Lenny Kaye (born December 27, 1946) is an American guitarist, composer and writer who is best known as a member of the Patti Smith Group. As musician, writer, and record producer, Lenny Kaye has been intimately involved with an array of artists and bands. He has been a guitarist for poet-rocker Patti Smith since her band’s inception in 1974, and is the co-author of Waylon, The Life Story of Waylon Jennings. His seminal anthology of sixties’ garage-rock, Nuggets, has long been regarded as defining a genre. You Call It Madness: The Sensuous Song of the Croon, an impressionistic study of the romantic singers of the 1930s, was published by Villard/Random House in 2004. (More from Wikipedia)
Patti Smith began performing rock music in 1974 – another year that popular music changed irrevocably, much like 1963 with the Beatles and the rest of the British Invasion – with music archivist and guitarist Lenny Kaye. While not actually inventing the term “punk rock”, he had popularized it in his liner notes for the first compilation album of garage rock and psychedelic rock music, Nuggets, so this was most appropriate.
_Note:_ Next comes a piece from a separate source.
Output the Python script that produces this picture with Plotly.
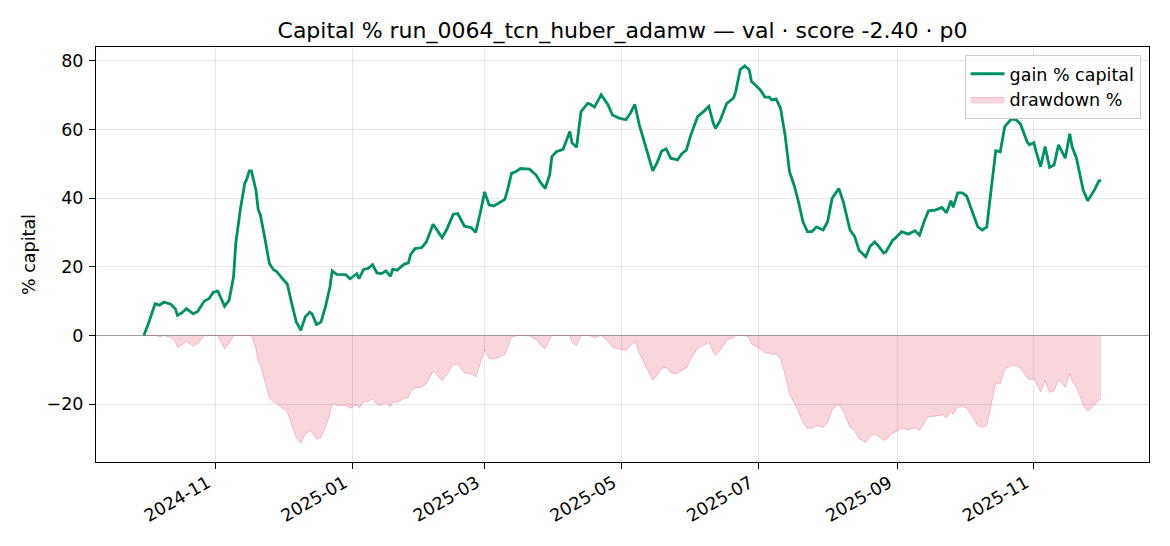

The band that became the Patti Smith Group was created when Ivan Kral (guitar and bass), Jay Dee Daugherty (drums) and Richard Sohl (piano) joined Patti Smith and Lenny Kaye. The piano player’s name is fitting, since his understated work at the ivories is in many ways the soul of the Patti Smith Group. The proto-punk band Iggy and the Stooges added Scott Thurston as a frantic pianist in 1973, but a keyboard player in a punk rock band is rare.
Many years ago, I wrote of Patti Smith that she resembled nothing so much as the Beat poets of the 1950’s; but that really is only one side of her music persona. She is a rocker pure and simple as well as a poet and a first-rate vocalist and one hell of a writer besides.